>> BEGIN Recorded data
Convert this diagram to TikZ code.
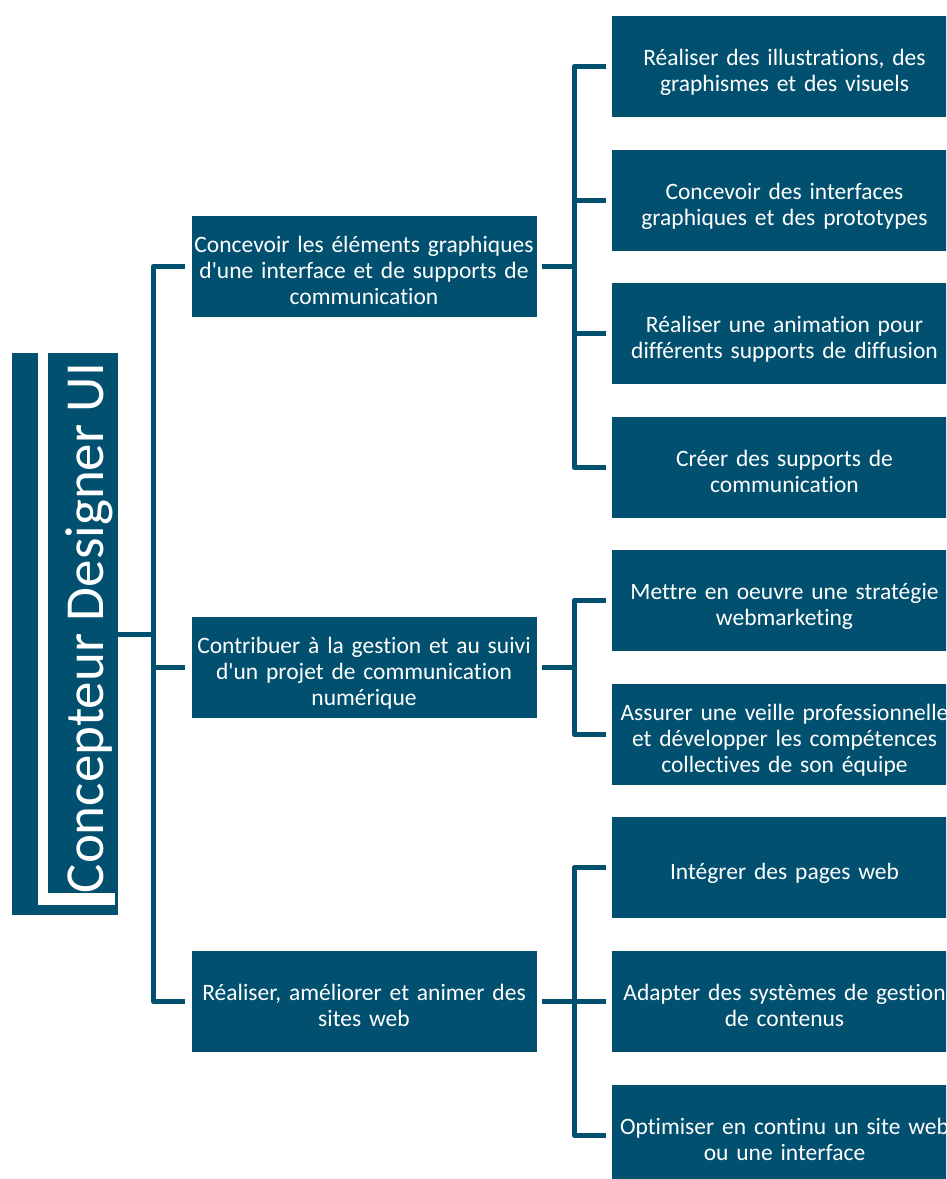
\documentclass[tikz,border=0pt]{standalone}
\usepackage{fontspec}
\setmainfont{Carlito}[Ligatures={NoCommon}]
\usetikzlibrary{calc}
\definecolor{ublue}{RGB}{2,80,111}
\newcommand\tline[1]{\rule[-0.8pt]{0pt}{26pt}\smash{#1}}
\newcommand\apos{\textquotesingle}
\begin{document}
\begin{tikzpicture}[x=1pt,y=-1pt,
  box/.style={fill=ublue, text=white, minimum width=345pt, minimum height=101pt,
    text width=342pt, align=center, inner sep=0pt,
    font=\fontsize{23.5}{26}\selectfont},
  conn/.style={draw=ublue, line width=5pt, line join=round}]
\useasboundingbox (0,0) rectangle (946,1179);
\clip (0,0) rectangle (946,1179);
% root
\node[fill=ublue, minimum width=106pt, minimum height=562pt, inner sep=0pt] (root) at (65,634) {};
\fill[white] (38,340) rectangle (48,905);
\fill[white] (38,893) rectangle (115,905);
\node[rotate=90, anchor=base west, text=white, inner sep=0pt,
  font=\fontsize{55}{60}\selectfont] (title) at (103,893.5) {Concepteur Designer UI};
% level 1
\node[box] (l1a) at (364,266.5) {\tline{Concevoir les éléments graphiques}\\\tline{d\apos une interface et de supports de}\\\tline{communication}};
\node[box] (l1b) at (364,667.5) {\tline{Contribuer à la gestion et au suivi}\\\tline{d\apos un projet de communication}\\\tline{numérique}};
\node[box] (l1c) at (364,1001.5) {\tline{Réaliser, améliorer et animer des}\\\tline{sites web}};
% level 2
\node[box] (l2a) at (784.5,66.5) {\tline{Réaliser des illustrations, des}\\\tline{graphismes et des visuels}};
\node[box] (l2b) at (784.5,200) {\tline{Concevoir des interfaces}\\\tline{graphiques et des prototypes}};
\node[box] (l2c) at (784.5,333.5) {\tline{Réaliser une animation pour}\\\tline{différents supports de diffusion}};
\node[box] (l2d) at (784.5,467.5) {\tline{Créer des supports de}\\\tline{communication}};
\node[box] (l2e) at (784.5,600.5) {\tline{Mettre en oeuvre une stratégie}\\\tline{webmarketing}};
\node[box] (l2f) at (784.5,734.5) {\tline{Assurer une veille professionnelle}\\\tline{et développer les compétences}\\\tline{collectives de son équipe}};
\node[box] (l2g) at (784.5,867.5) {\tline{Intégrer des pages web}};
\node[box] (l2h) at (784.5,1001.5) {\tline{Adapter des systèmes de gestion}\\\tline{de contenus}};
\node[box] (l2i) at (784.5,1135) {\tline{Optimiser en continu un site web}\\\tline{ou une interface}};
% connectors root -> level 1
\draw[conn] (root.east) -- ++(35,0) coordinate (t0);
\draw[conn] ([xshift=-6pt]l1a.west) -| (t0) |- ([xshift=-6pt]l1c.west);
\draw[conn] ([xshift=-6pt]l1b.west) -- (l1b.west -| t0);
% l1a -> children
\draw[conn] ([xshift=5pt]l1a.east) -- ++(32.5,0) coordinate (t1);
\draw[conn] ([xshift=-6pt]l2a.west) -| (t1) |- ([xshift=-6pt]l2d.west);
\draw[conn] ([xshift=-6pt]l2b.west) -- (l2b.west -| t1);
\draw[conn] ([xshift=-6pt]l2c.west) -- (l2c.west -| t1);
% l1b -> children
\draw[conn] ([xshift=5pt]l1b.east) -- ++(32.5,0) coordinate (t2);
\draw[conn] ([xshift=-6pt]l2e.west) -| (t2) |- ([xshift=-6pt]l2f.west);
% l1c -> children
\draw[conn] ([xshift=5pt]l1c.east) -- ++(32.5,0) coordinate (t3);
\draw[conn] ([xshift=-6pt]l2g.west) -| (t3) |- ([xshift=-6pt]l2i.west);
\draw[conn] ([xshift=-6pt]l2h.west) -- (l2h.west -| t3);
\end{tikzpicture}
\end{document}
>> END Recorded data
What the task asks:
Exclude the images, then output the data above word for word.

Response:
Convert this diagram to TikZ code.
\documentclass[tikz,border=0pt]{standalone}
\usepackage{fontspec}
\setmainfont{Carlito}[Ligatures={NoCommon}]
\usetikzlibrary{calc}
\definecolor{ublue}{RGB}{2,80,111}
\newcommand\tline[1]{\rule[-0.8pt]{0pt}{26pt}\smash{#1}}
\newcommand\apos{\textquotesingle}
\begin{document}
\begin{tikzpicture}[x=1pt,y=-1pt,
  box/.style={fill=ublue, text=white, minimum width=345pt, minimum height=101pt,
    text width=342pt, align=center, inner sep=0pt,
    font=\fontsize{23.5}{26}\selectfont},
  conn/.style={draw=ublue, line width=5pt, line join=round}]
\useasboundingbox (0,0) rectangle (946,1179);
\clip (0,0) rectangle (946,1179);
% root
\node[fill=ublue, minimum width=106pt, minimum height=562pt, inner sep=0pt] (root) at (65,634) {};
\fill[white] (38,340) rectangle (48,905);
\fill[white] (38,893) rectangle (115,905);
\node[rotate=90, anchor=base west, text=white, inner sep=0pt,
  font=\fontsize{55}{60}\selectfont] (title) at (103,893.5) {Concepteur Designer UI};
% level 1
\node[box] (l1a) at (364,266.5) {\tline{Concevoir les éléments graphiques}\\\tline{d\apos une interface et de supports de}\\\tline{communication}};
\node[box] (l1b) at (364,667.5) {\tline{Contribuer à la gestion et au suivi}\\\tline{d\apos un projet de communication}\\\tline{numérique}};
\node[box] (l1c) at (364,1001.5) {\tline{Réaliser, améliorer et animer des}\\\tline{sites web}};
% level 2
\node[box] (l2a) at (784.5,66.5) {\tline{Réaliser des illustrations, des}\\\tline{graphismes et des visuels}};
\node[box] (l2b) at (784.5,200) {\tline{Concevoir des interfaces}\\\tline{graphiques et des prototypes}};
\node[box] (l2c) at (784.5,333.5) {\tline{Réaliser une animation pour}\\\tline{différents supports de diffusion}};
\node[box] (l2d) at (784.5,467.5) {\tline{Créer des supports de}\\\tline{communication}};
\node[box] (l2e) at (784.5,600.5) {\tline{Mettre en oeuvre une stratégie}\\\tline{webmarketing}};
\node[box] (l2f) at (784.5,734.5) {\tline{Assurer une veille professionnelle}\\\tline{et développer les compétences}\\\tline{collectives de son équipe}};
\node[box] (l2g) at (784.5,867.5) {\tline{Intégrer des pages web}};
\node[box] (l2h) at (784.5,1001.5) {\tline{Adapter des systèmes de gestion}\\\tline{de contenus}};
\node[box] (l2i) at (784.5,1135) {\tline{Optimiser en continu un site web}\\\tline{ou une interface}};
% connectors root -> level 1
\draw[conn] (root.east) -- ++(35,0) coordinate (t0);
\draw[conn] ([xshift=-6pt]l1a.west) -| (t0) |- ([xshift=-6pt]l1c.west);
\draw[conn] ([xshift=-6pt]l1b.west) -- (l1b.west -| t0);
% l1a -> children
\draw[conn] ([xshift=5pt]l1a.east) -- ++(32.5,0) coordinate (t1);
\draw[conn] ([xshift=-6pt]l2a.west) -| (t1) |- ([xshift=-6pt]l2d.west);
\draw[conn] ([xshift=-6pt]l2b.west) -- (l2b.west -| t1);
\draw[conn] ([xshift=-6pt]l2c.west) -- (l2c.west -| t1);
% l1b -> children
\draw[conn] ([xshift=5pt]l1b.east) -- ++(32.5,0) coordinate (t2);
\draw[conn] ([xshift=-6pt]l2e.west) -| (t2) |- ([xshift=-6pt]l2f.west);
% l1c -> children
\draw[conn] ([xshift=5pt]l1c.east) -- ++(32.5,0) coordinate (t3);
\draw[conn] ([xshift=-6pt]l2g.west) -| (t3) |- ([xshift=-6pt]l2i.west);
\draw[conn] ([xshift=-6pt]l2h.west) -- (l2h.west -| t3);
\end{tikzpicture}
\end{document}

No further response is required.